── Information shown ──

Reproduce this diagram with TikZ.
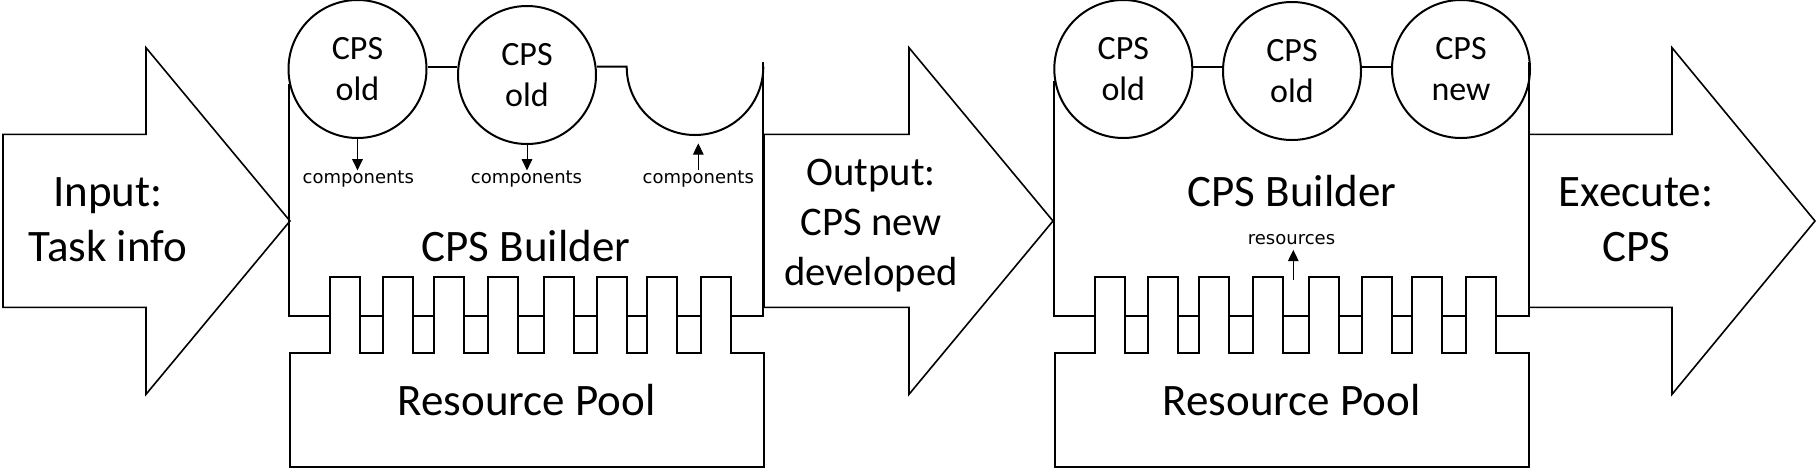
\documentclass[tikz,border=0pt]{standalone}
\usepackage{fontspec}
\setmainfont{Carlito}
\newfontfamily\labelfont{DejaVu Sans}
\usetikzlibrary{arrows.meta}

\begin{document}
\begin{tikzpicture}[
  x=0.75pt, y=-0.75pt,
  line/.style={draw, line width=1.5pt},
  bigarrow/.style={draw, line width=1.2pt, line join=miter},
  pool/.style={draw, fill=white, line width=1.5pt},
  cps/.style={
    circle, draw, line width=1.5pt, minimum size=103.5pt,
    inner sep=0pt, align=center,
    font=\fontsize{25.5}{30.75}\selectfont},
  big/.style={align=center, font=\fontsize{33.75}{41.25}\selectfont},
  title/.style={anchor=base, inner sep=0pt,
    font=\fontsize{33.75}{41.25}\selectfont},
  lbl/.style={anchor=base, inner sep=0pt,
    font=\labelfont\fontsize{13.5}{15}\selectfont},
  arr/.style={-{Triangle[length=8.5pt, width=8pt]}, line width=0.75pt}
]
\useasboundingbox (0,0) rectangle (1818,469);

%% Big arrows
\foreach \xa/\xb/\xc in {3/146/290, 764/909/1053, 1529/1672/1815}
  \draw[bigarrow] (\xa,134.3) -- (\xb,134.3) -- (\xb,47.7) -- (\xc,221)
    -- (\xb,394.3) -- (\xb,307.3) -- (\xa,307.3) -- cycle;

\node[big] (input)   at (108,219.5) {Input:\\Task info};
\node[big, font=\fontsize{30.5}{37.5}\selectfont]
               (output)  at (871,225.5) {Output:\\CPS new\\developed};
\node[big] (execute) at (1636,220)  {Execute:\\CPS};

%% CPS Builder 1
\node[cps] (b1old1) at (357.5,69) {CPS\\old};
\node[cps] (b1old2) at (527,75)   {CPS\\old};
\coordinate (b1slot)    at (626.7,66.7);
\coordinate (b1slotbot) at (695,136.7);

\draw[line] (b1old1.192) |- (763.3,316) -- (763.3,61.7);
\draw[line] (b1old1.east |- b1slot) -- (b1old2.west |- b1slot);
\draw[line] (b1old2.east |- b1slot) -- (b1slot)
  arc[start angle=180, end angle=360, radius=51.225pt];

%% CPS Builder 2
\node[cps] (b2old1) at (1123.3,69) {CPS\\old};
\node[cps] (b2old2) at (1292,71)   {CPS\\old};
\node[cps] (b2new)  at (1461,69)   {CPS\\new};
\coordinate (b2top) at (1292,66.7);

\draw[line] (b2old1.190) |- (1529,316) -- (1529,61.7);
\draw[line] (b2old1.east |- b2top) -- (b2old2.west |- b2top);
\draw[line] (b2old2.east |- b2top) -- (b2new.west |- b2top);

%% Resource pools
\foreach \bx in {290,1055}
  \draw[pool] (\bx,467) -- (\bx,353)
    \foreach \t in {39.5,93,143.5,197.5,253.5,306.7,356.7,411}
      { -- ({\bx+\t},353) -- ({\bx+\t},276.5)
        -- ({\bx+\t+30},276.5) -- ({\bx+\t+30},353) }
    -- ({\bx+474},353) -- ({\bx+474},467) -- cycle;

\node[title] (b1name) at (526,261)     {CPS Builder};
\node[title] (b1pool) at (526.7,415)   {Resource Pool};
\node[title] (b2name) at (1292,206.7)  {CPS Builder};
\node[title] (b2pool) at (1291.7,415)  {Resource Pool};

%% Components
\node[lbl] (b1comp1) at (358.3,183.3) {components};
\node[lbl] (b1comp2) at (526.5,183.3) {components};
\node[lbl] (b1comp3) at (698.3,183.3) {components};
\draw[arr] (b1old1.south) -- (b1old1.south |- b1comp1.north);
\draw[arr] (b1old2.south) -- (b1old2.south |- b1comp2.north);
\draw[arr, shorten >=5pt] (b1comp3.north) -- (b1comp3.north |- b1slotbot);

%% Resources
\node[lbl] (b2res) at (1291.5,244.3) {resources};
\coordinate (b2gap) at (1293.3,280);
\draw[arr, shorten >=3.75pt] (b2gap) -- (b2gap |- b2res.south);

\end{tikzpicture}
\end{document}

───

*What to do*
Go through the material above and print all of it exactly, except the pictures.

*Finished task*
Reproduce this diagram with TikZ.
\documentclass[tikz,border=0pt]{standalone}
\usepackage{fontspec}
\setmainfont{Carlito}
\newfontfamily\labelfont{DejaVu Sans}
\usetikzlibrary{arrows.meta}

\begin{document}
\begin{tikzpicture}[
  x=0.75pt, y=-0.75pt,
  line/.style={draw, line width=1.5pt},
  bigarrow/.style={draw, line width=1.2pt, line join=miter},
  pool/.style={draw, fill=white, line width=1.5pt},
  cps/.style={
    circle, draw, line width=1.5pt, minimum size=103.5pt,
    inner sep=0pt, align=center,
    font=\fontsize{25.5}{30.75}\selectfont},
  big/.style={align=center, font=\fontsize{33.75}{41.25}\selectfont},
  title/.style={anchor=base, inner sep=0pt,
    font=\fontsize{33.75}{41.25}\selectfont},
  lbl/.style={anchor=base, inner sep=0pt,
    font=\labelfont\fontsize{13.5}{15}\selectfont},
  arr/.style={-{Triangle[length=8.5pt, width=8pt]}, line width=0.75pt}
]
\useasboundingbox (0,0) rectangle (1818,469);

%% Big arrows
\foreach \xa/\xb/\xc in {3/146/290, 764/909/1053, 1529/1672/1815}
  \draw[bigarrow] (\xa,134.3) -- (\xb,134.3) -- (\xb,47.7) -- (\xc,221)
    -- (\xb,394.3) -- (\xb,307.3) -- (\xa,307.3) -- cycle;

\node[big] (input)   at (108,219.5) {Input:\\Task info};
\node[big, font=\fontsize{30.5}{37.5}\selectfont]
               (output)  at (871,225.5) {Output:\\CPS new\\developed};
\node[big] (execute) at (1636,220)  {Execute:\\CPS};

%% CPS Builder 1
\node[cps] (b1old1) at (357.5,69) {CPS\\old};
\node[cps] (b1old2) at (527,75)   {CPS\\old};
\coordinate (b1slot)    at (626.7,66.7);
\coordinate (b1slotbot) at (695,136.7);

\draw[line] (b1old1.192) |- (763.3,316) -- (763.3,61.7);
\draw[line] (b1old1.east |- b1slot) -- (b1old2.west |- b1slot);
\draw[line] (b1old2.east |- b1slot) -- (b1slot)
  arc[start angle=180, end angle=360, radius=51.225pt];

%% CPS Builder 2
\node[cps] (b2old1) at (1123.3,69) {CPS\\old};
\node[cps] (b2old2) at (1292,71)   {CPS\\old};
\node[cps] (b2new)  at (1461,69)   {CPS\\new};
\coordinate (b2top) at (1292,66.7);

\draw[line] (b2old1.190) |- (1529,316) -- (1529,61.7);
\draw[line] (b2old1.east |- b2top) -- (b2old2.west |- b2top);
\draw[line] (b2old2.east |- b2top) -- (b2new.west |- b2top);

%% Resource pools
\foreach \bx in {290,1055}
  \draw[pool] (\bx,467) -- (\bx,353)
    \foreach \t in {39.5,93,143.5,197.5,253.5,306.7,356.7,411}
      { -- ({\bx+\t},353) -- ({\bx+\t},276.5)
        -- ({\bx+\t+30},276.5) -- ({\bx+\t+30},353) }
    -- ({\bx+474},353) -- ({\bx+474},467) -- cycle;

\node[title] (b1name) at (526,261)     {CPS Builder};
\node[title] (b1pool) at (526.7,415)   {Resource Pool};
\node[title] (b2name) at (1292,206.7)  {CPS Builder};
\node[title] (b2pool) at (1291.7,415)  {Resource Pool};

%% Components
\node[lbl] (b1comp1) at (358.3,183.3) {components};
\node[lbl] (b1comp2) at (526.5,183.3) {components};
\node[lbl] (b1comp3) at (698.3,183.3) {components};
\draw[arr] (b1old1.south) -- (b1old1.south |- b1comp1.north);
\draw[arr] (b1old2.south) -- (b1old2.south |- b1comp2.north);
\draw[arr, shorten >=5pt] (b1comp3.north) -- (b1comp3.north |- b1slotbot);

%% Resources
\node[lbl] (b2res) at (1291.5,244.3) {resources};
\coordinate (b2gap) at (1293.3,280);
\draw[arr, shorten >=3.75pt] (b2gap) -- (b2gap |- b2res.south);

\end{tikzpicture}
\end{document}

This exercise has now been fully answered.